Your instructions >> Give the listing again character for character, but drop the images.

--- begin Material ---

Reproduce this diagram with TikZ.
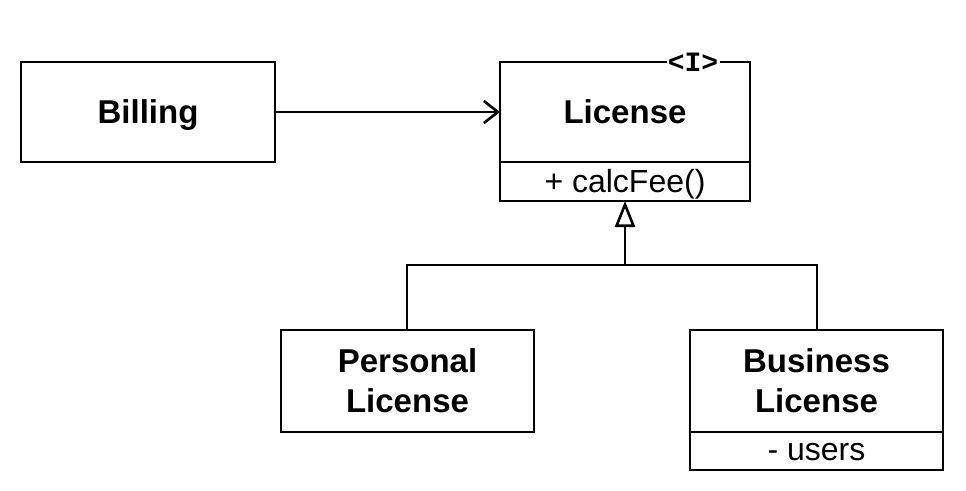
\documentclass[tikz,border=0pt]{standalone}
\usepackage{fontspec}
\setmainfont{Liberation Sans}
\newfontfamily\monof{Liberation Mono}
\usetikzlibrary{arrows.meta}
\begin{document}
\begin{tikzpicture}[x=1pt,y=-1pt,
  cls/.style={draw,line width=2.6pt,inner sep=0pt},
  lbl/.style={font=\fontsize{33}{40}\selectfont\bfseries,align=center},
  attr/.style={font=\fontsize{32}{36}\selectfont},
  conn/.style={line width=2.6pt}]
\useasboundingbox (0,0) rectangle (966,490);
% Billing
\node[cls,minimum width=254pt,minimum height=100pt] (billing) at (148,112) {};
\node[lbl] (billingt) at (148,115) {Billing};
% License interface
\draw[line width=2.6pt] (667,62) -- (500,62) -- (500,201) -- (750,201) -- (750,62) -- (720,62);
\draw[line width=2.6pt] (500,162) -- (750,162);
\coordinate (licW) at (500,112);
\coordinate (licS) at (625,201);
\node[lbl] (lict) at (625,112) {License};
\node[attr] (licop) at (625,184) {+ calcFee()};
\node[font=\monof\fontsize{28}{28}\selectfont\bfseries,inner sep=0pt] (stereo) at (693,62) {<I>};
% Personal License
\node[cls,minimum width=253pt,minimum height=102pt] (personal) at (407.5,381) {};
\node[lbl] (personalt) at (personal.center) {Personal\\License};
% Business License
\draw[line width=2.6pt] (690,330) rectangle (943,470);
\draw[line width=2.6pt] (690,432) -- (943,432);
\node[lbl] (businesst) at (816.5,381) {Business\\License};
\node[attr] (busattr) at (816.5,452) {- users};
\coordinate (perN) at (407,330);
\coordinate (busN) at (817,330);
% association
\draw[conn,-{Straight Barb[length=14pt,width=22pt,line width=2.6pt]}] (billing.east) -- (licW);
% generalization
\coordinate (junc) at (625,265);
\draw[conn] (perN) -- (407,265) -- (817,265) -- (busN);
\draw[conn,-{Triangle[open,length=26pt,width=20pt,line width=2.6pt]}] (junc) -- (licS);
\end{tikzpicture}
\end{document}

--- end Material ---

Solution to the exercise >>
Reproduce this diagram with TikZ.
\documentclass[tikz,border=0pt]{standalone}
\usepackage{fontspec}
\setmainfont{Liberation Sans}
\newfontfamily\monof{Liberation Mono}
\usetikzlibrary{arrows.meta}
\begin{document}
\begin{tikzpicture}[x=1pt,y=-1pt,
  cls/.style={draw,line width=2.6pt,inner sep=0pt},
  lbl/.style={font=\fontsize{33}{40}\selectfont\bfseries,align=center},
  attr/.style={font=\fontsize{32}{36}\selectfont},
  conn/.style={line width=2.6pt}]
\useasboundingbox (0,0) rectangle (966,490);
% Billing
\node[cls,minimum width=254pt,minimum height=100pt] (billing) at (148,112) {};
\node[lbl] (billingt) at (148,115) {Billing};
% License interface
\draw[line width=2.6pt] (667,62) -- (500,62) -- (500,201) -- (750,201) -- (750,62) -- (720,62);
\draw[line width=2.6pt] (500,162) -- (750,162);
\coordinate (licW) at (500,112);
\coordinate (licS) at (625,201);
\node[lbl] (lict) at (625,112) {License};
\node[attr] (licop) at (625,184) {+ calcFee()};
\node[font=\monof\fontsize{28}{28}\selectfont\bfseries,inner sep=0pt] (stereo) at (693,62) {<I>};
% Personal License
\node[cls,minimum width=253pt,minimum height=102pt] (personal) at (407.5,381) {};
\node[lbl] (personalt) at (personal.center) {Personal\\License};
% Business License
\draw[line width=2.6pt] (690,330) rectangle (943,470);
\draw[line width=2.6pt] (690,432) -- (943,432);
\node[lbl] (businesst) at (816.5,381) {Business\\License};
\node[attr] (busattr) at (816.5,452) {- users};
\coordinate (perN) at (407,330);
\coordinate (busN) at (817,330);
% association
\draw[conn,-{Straight Barb[length=14pt,width=22pt,line width=2.6pt]}] (billing.east) -- (licW);
% generalization
\coordinate (junc) at (625,265);
\draw[conn] (perN) -- (407,265) -- (817,265) -- (busN);
\draw[conn,-{Triangle[open,length=26pt,width=20pt,line width=2.6pt]}] (junc) -- (licS);
\end{tikzpicture}
\end{document}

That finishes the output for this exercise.